Hm. The Beautiful Ghost. And your reaction to that was probably something like "hm" or a single nod or maybe nothing at all, because that's kind of the whole thing, isn't it? You've reached a state of burnout so advanced that it's looped all the way around and achieved a kind of terrible serenity.
You're not angry about being burned out. You're not sad about it. You're not even particularly stressed. You've moved past all of those active emotional states into something that psychologists would recognize as depersonalization — a detachment from your own experience so complete that everything feels like it's happening to someone else, and that someone else doesn't seem super interested either.
This is the burnout that people miss entirely because it doesn't look like anything. You're still showing up. Still answering when spoken to. Still technically performing the functions of a human being. But there's a quality to your presence — or rather, your absence-within-presence — that the people close to you have started to notice. You respond to good news and bad news with the same flat "cool." Your face does the smiling thing in social situations but it doesn't quite reach whatever part of you used to actually feel things. You've become an incredibly convincing simulation of yourself.
What's happening neurologically is genuinely fascinating in a horrible way. Chronic stress doesn't always lead to anxiety or rage — sometimes the nervous system essentially trips a circuit breaker. It's a protective mechanism called "emotional numbing," and it's your brain deciding that if it can't fight the stressor and it can't flee from it, it'll just... leave. Not physically. Just emotionally. Spiritually. Whatever word you want to use for the part of you that used to get excited about things.
The dangerous thing about your brand of burnout is that it's comfortable. Not in a pleasant way — in a "absence of pain" way. You've stopped feeling bad, which seems like progress until you realize you've also stopped feeling good. Joy, excitement, anticipation, passion — they're all behind the same wall that's blocking out the stress. You didn't get better. You went numb. And numb feels so much better than agonized that it's easy to mistake it for healing.

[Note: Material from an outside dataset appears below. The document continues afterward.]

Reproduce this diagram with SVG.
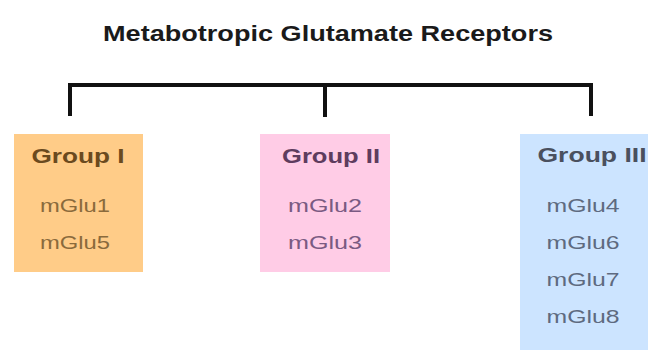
<svg xmlns="http://www.w3.org/2000/svg" width="648" height="350" viewBox="0 0 648 350">
  <style>
    .title { font-family: "Liberation Sans", Arial, sans-serif; font-weight: bold; font-size: 22px; fill: #1a1a1a; }
    .head { font-family: "Liberation Sans", Arial, sans-serif; font-weight: bold; font-size: 20px; }
    .item { font-family: "Liberation Sans", Arial, sans-serif; font-size: 19px; }
    .wire { fill: none; stroke: #111; stroke-width: 4; stroke-linecap: butt; }
  </style>
  <rect width="648" height="350" fill="#ffffff"/>

  <text class="title" x="328" y="41" text-anchor="middle" textLength="450" lengthAdjust="spacingAndGlyphs">Metabotropic Glutamate Receptors</text>

  <!-- bracket joining the three groups -->
  <g id="connectors">
    <path class="wire" d="M70,116 V85 H591 V116"/>
    <path class="wire" d="M325,85 V117"/>
  </g>

  <g id="group1">
    <rect x="14" y="134" width="129" height="138" fill="#ffcc88"/>
    <text class="head" x="78" y="163" text-anchor="middle" fill="#6b4a1e" textLength="93" lengthAdjust="spacingAndGlyphs">Group I</text>
    <text class="item" x="75" y="212" text-anchor="middle" fill="#8a6a3c" textLength="70" lengthAdjust="spacingAndGlyphs">mGlu1</text>
    <text class="item" x="75" y="249" text-anchor="middle" fill="#8a6a3c" textLength="70" lengthAdjust="spacingAndGlyphs">mGlu5</text>
  </g>

  <g id="group2">
    <rect x="260" y="134" width="130" height="138" fill="#ffcce6"/>
    <text class="head" x="331" y="163" text-anchor="middle" fill="#5e3c5e" textLength="98" lengthAdjust="spacingAndGlyphs">Group II</text>
    <text class="item" x="325" y="212" text-anchor="middle" fill="#7a5a82" textLength="74" lengthAdjust="spacingAndGlyphs">mGlu2</text>
    <text class="item" x="325" y="249" text-anchor="middle" fill="#7a5a82" textLength="74" lengthAdjust="spacingAndGlyphs">mGlu3</text>
  </g>

  <g id="group3">
    <rect x="520" y="134" width="140" height="230" fill="#cce4ff"/>
    <text class="head" x="592" y="162" text-anchor="middle" fill="#4a505e" textLength="109" lengthAdjust="spacingAndGlyphs">Group III</text>
    <text class="item" x="583" y="212" text-anchor="middle" fill="#5e6a80" textLength="73" lengthAdjust="spacingAndGlyphs">mGlu4</text>
    <text class="item" x="583" y="249" text-anchor="middle" fill="#5e6a80" textLength="73" lengthAdjust="spacingAndGlyphs">mGlu6</text>
    <text class="item" x="583" y="286" text-anchor="middle" fill="#5e6a80" textLength="73" lengthAdjust="spacingAndGlyphs">mGlu7</text>
    <text class="item" x="583" y="323" text-anchor="middle" fill="#5e6a80" textLength="73" lengthAdjust="spacingAndGlyphs">mGlu8</text>
  </g>
</svg>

Your relationships have probably started to show the cracks, even if nobody's said it out loud yet. You're present but not there. You're listening but not hearing. People tell you things and you nod and make the right sounds, but later you couldn't tell someone what was said. You've become a mirror that reflects the right responses without actually absorbing anything. It's efficient. It's protective. And it's incredibly lonely, even though you might not feel the loneliness anymore.
Coming back from this kind of burnout is a slow process that can't be rushed, and the first step is actually the hardest: wanting to come back. Right now, the numbness is serving you. It's keeping you functional in a situation that would otherwise be unbearable. Before you can start feeling again, something about that situation needs to change — whether it's the job, the relationship, the city, or the impossible standard you've been holding yourself to. The ghost needs somewhere safe to land before it can become a person again. You don't have to feel everything all at once. Start with one thing. One small, gentle thing that used to matter. And see if it still does.